Als Adam Opel 1862 zurück nach Rüsselsheim kam und seinem Vater seine Pläne unterbreitete, war dieser zunächst wohl nicht sonderlich begeistert. Doch allen Widerständen zum Trotz gründete Adam Opel noch im gleichen Jahr in einem Kuhstall seine Nähmaschinen-Manufaktur. Der Rest ist Geschichte. Diese Gründung legte den Grundstein für ein Unternehmen, das sich von einer erfolgreichen Nähmaschinenfabrik über den weltweit größten Fahrradhersteller zur international bedeutenden Automobilmarke entwickelte. Die Anfänge liegen genau 160 Jahre zurück.

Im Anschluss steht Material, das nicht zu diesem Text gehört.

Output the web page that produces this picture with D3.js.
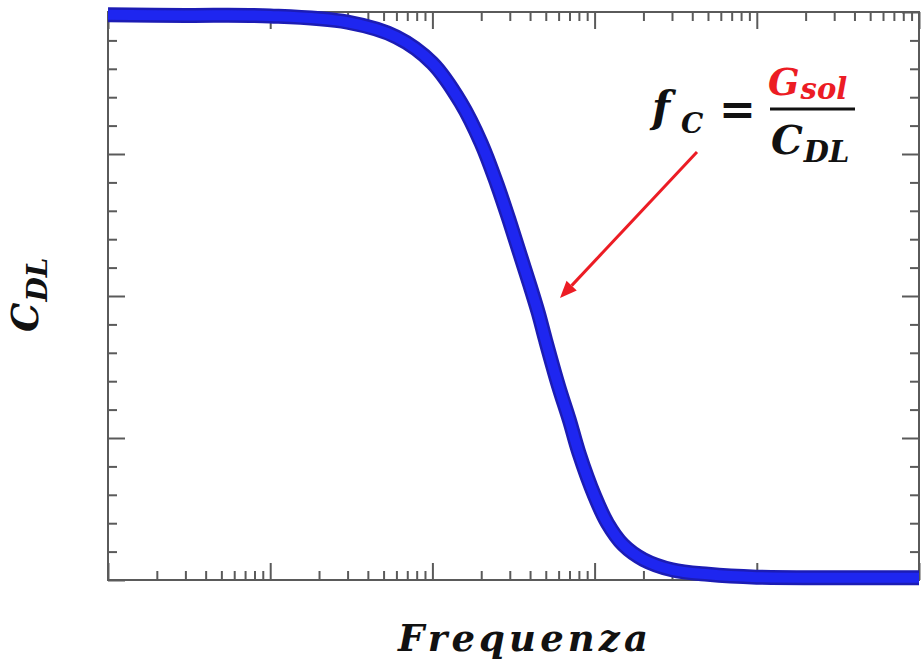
<!DOCTYPE html>
<html>
<head>
<meta charset="utf-8">
<script src="https://cdn.jsdelivr.net/npm/d3@7"></script>
<style>
  html, body { margin: 0; padding: 0; background: #fff; }
  svg { display: block; }
</style>
</head>
<body>
<svg id="chart" width="921" height="670"></svg>
<script>
// Double-layer capacitance vs frequency (log axis), normalised C_DL
const frequency = [1, 3, 10, 30, 60, 100, 150, 200, 250, 300, 350, 400, 450, 500,
                   600, 700, 800, 1000, 1200, 1500, 2000, 3000, 5000, 10000, 30000, 100000];
const capacitance = [0.995, 0.994, 0.993, 0.982, 0.956, 0.910, 0.840, 0.769, 0.697, 0.630,
                     0.570, 0.518, 0.470, 0.421, 0.341, 0.281, 0.224, 0.148, 0.100, 0.062,
                     0.036, 0.018, 0.010, 0.005, 0.004, 0.004];

// Tick positions (no tick labels are shown)
const xMajorTicks = [1, 10, 100, 1000, 10000, 100000];
const yMajorTicks = [0, 0.25, 0.5, 0.75, 1];
const yMinorTicks = d3.range(0, 1.0001, 0.05).filter(v => !yMajorTicks.some(m => Math.abs(m - v) < 1e-9));

// Text
const xLabel = "Frequenza";
const yLabelMain = "C", yLabelSub = "DL";

const svg = d3.select("#chart");
const plot = { left: 108, right: 919, top: 12, bottom: 580 };

const x = d3.scaleLog().domain([1, 1e5]).range([plot.left, plot.right]);
const y = d3.scaleLinear().domain([0, 1]).range([plot.bottom, plot.top]);

const xMinorTicks = x.ticks().filter(v => !xMajorTicks.includes(v));

const axisColor = "#5a5a5a";
const majorLen = 17, minorLen = 9;

function styleAxis(g) {
  g.selectAll("path.domain").remove();
  g.selectAll(".tick line").attr("stroke", axisColor).attr("stroke-width", 2);
  g.selectAll(".tick text").remove();
}

// Inward ticks on all four sides
const axes = svg.append("g").attr("class", "axes");
[[d3.axisBottom, plot.bottom], [d3.axisTop, plot.top]].forEach(([axisFn, pos]) => {
  axes.append("g").attr("transform", `translate(0,${pos})`)
    .call(axisFn(x).tickValues(xMinorTicks).tickSize(-minorLen).tickFormat(""))
    .call(styleAxis);
  axes.append("g").attr("transform", `translate(0,${pos})`)
    .call(axisFn(x).tickValues(xMajorTicks).tickSize(-majorLen).tickFormat(""))
    .call(styleAxis);
});
[[d3.axisLeft, plot.left], [d3.axisRight, plot.right]].forEach(([axisFn, pos]) => {
  axes.append("g").attr("transform", `translate(${pos},0)`)
    .call(axisFn(y).tickValues(yMinorTicks).tickSize(-minorLen).tickFormat(""))
    .call(styleAxis);
  axes.append("g").attr("transform", `translate(${pos},0)`)
    .call(axisFn(y).tickValues(yMajorTicks).tickSize(-majorLen).tickFormat(""))
    .call(styleAxis);
});

// Frame
svg.append("rect")
  .attr("x", plot.left).attr("y", plot.top)
  .attr("width", plot.right - plot.left).attr("height", plot.bottom - plot.top)
  .attr("fill", "none").attr("stroke", axisColor).attr("stroke-width", 2);

// Data curve: thick band of dense markers
const pts = frequency.map((f, i) => [x(f), y(capacitance[i])]);
const line = d3.line().curve(d3.curveCatmullRom.alpha(0.5));
svg.append("path").attr("d", line(pts))
  .attr("fill", "none").attr("stroke", "#1c1cb4").attr("stroke-width", 15);
svg.append("path").attr("d", line(pts))
  .attr("fill", "none").attr("stroke", "#1e26f0").attr("stroke-width", 10);

// Axis labels
const labelFont = "'DejaVu Serif', serif";
svg.append("text")
  .attr("x", 523).attr("y", 651)
  .attr("text-anchor", "middle")
  .attr("font-family", labelFont).attr("font-weight", "bold").attr("font-style", "italic")
  .attr("font-size", 37).attr("fill", "#111")
  .attr("textLength", 250).attr("lengthAdjust", "spacing")
  .text(xLabel);

const yl = svg.append("text")
  .attr("transform", "translate(38,332) rotate(-90)")
  .attr("font-family", labelFont).attr("font-weight", "bold").attr("font-style", "italic")
  .attr("fill", "#111");
yl.append("tspan").attr("font-size", 37).text(yLabelMain);
yl.append("tspan").attr("font-size", 28).attr("dy", 9).attr("dx", 1).text(yLabelSub);

// Annotation: f_C = G_sol / C_DL
const eq = svg.append("g")
  .attr("font-family", labelFont).attr("font-weight", "bold").attr("font-style", "italic");
const red = "#ec1c24";
eq.append("text").attr("x", 652).attr("y", 122).attr("font-size", 42).attr("fill", "#111").text("f");
eq.append("text").attr("x", 681).attr("y", 133).attr("font-size", 28).attr("fill", "#111").text("C");
eq.append("text").attr("x", 719).attr("y", 125).attr("font-size", 44).attr("font-style", "normal")
  .attr("font-weight", "bold").attr("fill", "#111").text("=");
eq.append("line").attr("x1", 770).attr("x2", 855).attr("y1", 109).attr("y2", 109)
  .attr("stroke", "#111").attr("stroke-width", 3);
const num = eq.append("text").attr("x", 768).attr("y", 95).attr("fill", red);
num.append("tspan").attr("font-size", 37).text("G");
num.append("tspan").attr("font-size", 29).attr("dy", 4).attr("dx", 1).text("sol");
const den = eq.append("text").attr("x", 771).attr("y", 154).attr("fill", "#111");
den.append("tspan").attr("font-size", 40).text("C");
den.append("tspan").attr("font-size", 29).attr("dy", 8).attr("dx", 1).text("DL");

// Arrow pointing at the inflection of the curve
const tail = [697, 152], tip = [560, 298];
const ang = Math.atan2(tip[1] - tail[1], tip[0] - tail[0]);
const headLen = 17, headHalf = 7;
const base = [tip[0] - headLen * Math.cos(ang), tip[1] - headLen * Math.sin(ang)];
svg.append("line")
  .attr("x1", tail[0]).attr("y1", tail[1]).attr("x2", base[0]).attr("y2", base[1])
  .attr("stroke", red).attr("stroke-width", 3);
svg.append("path")
  .attr("d", d3.line()([
    tip,
    [base[0] + headHalf * Math.sin(ang), base[1] - headHalf * Math.cos(ang)],
    [base[0] - headHalf * Math.sin(ang), base[1] + headHalf * Math.cos(ang)]
  ]) + "Z")
  .attr("fill", red);
</script>
</body>
</html>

„Das Wanderbuch ist eines der wichtigsten Dokumente des Archivs.“
Carmen Russo
Medienarchiv führt Geschichte fort
„Das Buch, das die so wichtigen Wanderjahre des Firmengründers dokumentiert, ist eines der bedeutendsten Dokumente des Archivs“, sagt Carmen Russo. Auf gut 1.000 Quadratmetern halten die Kollegen des Medienarchivs doch nicht nur die Opel-Geschichte lebendig. Sie sind auch bei jeder neuen Produkteinführung eingebunden, um internen wie externen Kommunikatoren, Journalisten und Freunden der Marke Fotos und Hintergrundinfos zur Verfügung zu stellen. Und Produkteinführungen gibt es rund um den 160. Geburtstag reichlich. Denn das Unternehmen vollzieht den nächsten Schritt – den von einer Automobilmarke hin zum elektrischen Mobilitätsdienstleister.